As the leaves fall from the trees and you dig out your big coat, scarf and gloves, it’s important to spare a thought for your dog’s welfare during the colder months. Some breeds (and ages) of dog find low temperatures tougher than others, but any dog can struggle in freezing and snowy conditions, so it’s good to be prepared.
If you have specific concerns about how your dog is coping with the cold, please remember you can always ask the team at our Prestatyn and Rhyl vet practice for advice. In the meantime, remember it can be a good idea to take the colder days & nights as a reminder to book a pre-winter health check, to make sure any niggles or conditions are picked up at an early stage.
Advice for cold dog walks
Here’s a reminder of what to consider when you walk your dog on colder days…
- Visibility – As the nights get darker earlier, does your dog’s collar need a light or reflective material?

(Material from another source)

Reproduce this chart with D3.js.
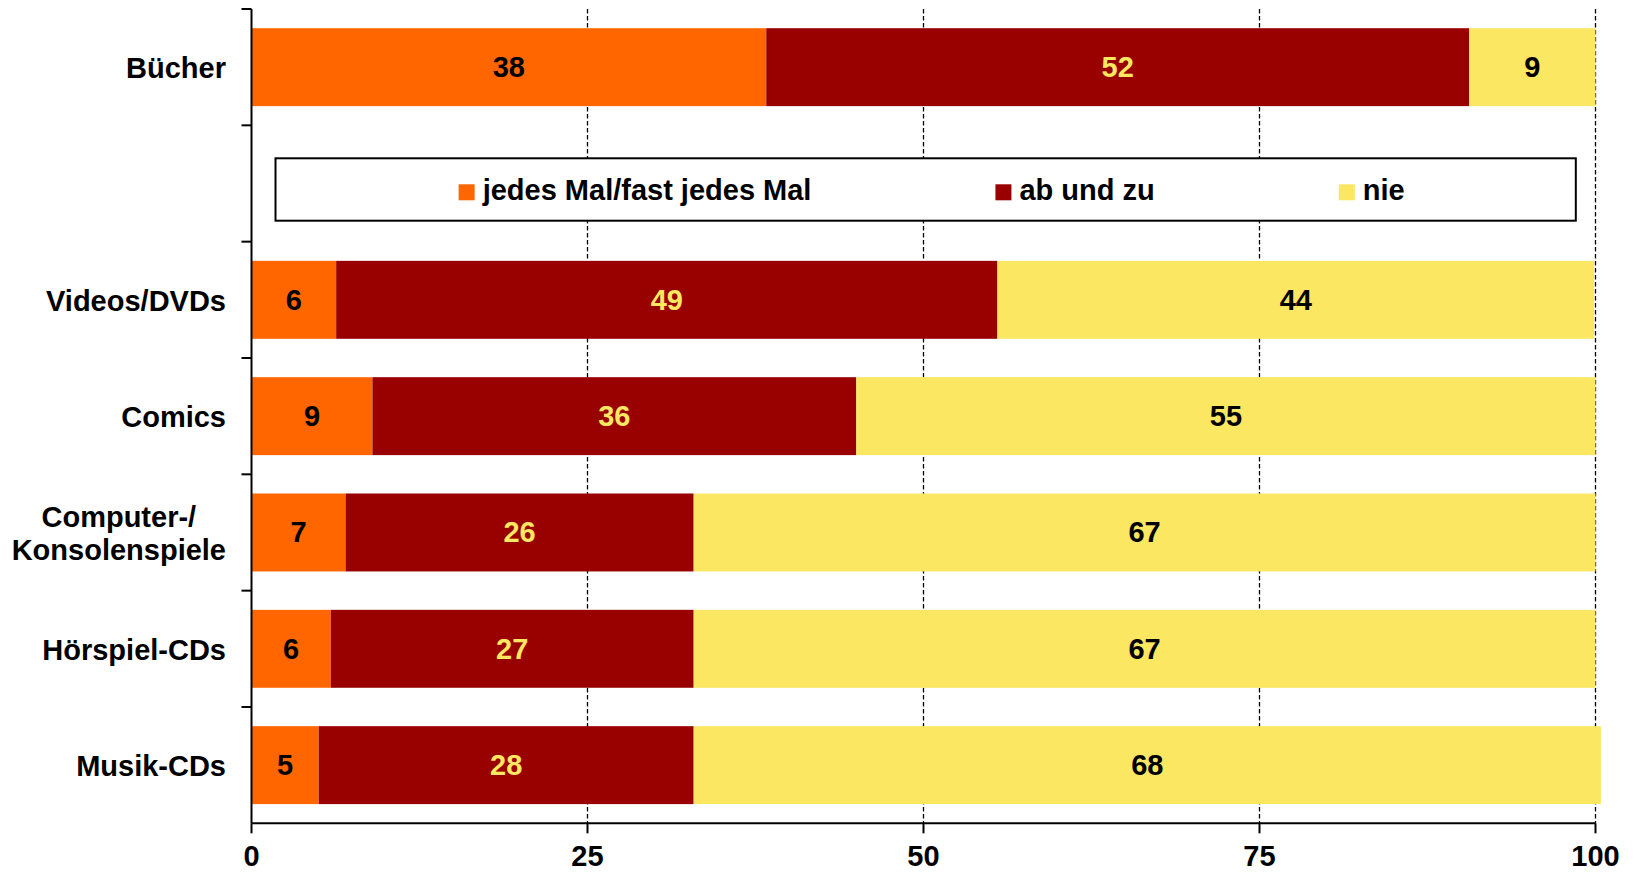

- Recall – If your dog is unreliable at returning to you on walks, consider keeping them on the lead to avoid them getting lost in fog or snow. And, of course, check their microchip details are up to date.
- Water safety – Keep well away from stretches of frozen water, in case your dog runs onto a fragile surface.
After a wet, chilly walk, make sure that your dog is:
- Warm and dry – Use a towel to soak water out of your dog’s coat and make sure they have a warm, dry bed to snuggle up in, away from cold draughts.
- Free of snow or grit in their paws – Residual snow can get stuck between your dog’s toes and cause painful problems. There may also be salt or grit on the roads which can irritate their skin, so check and clean if necessary.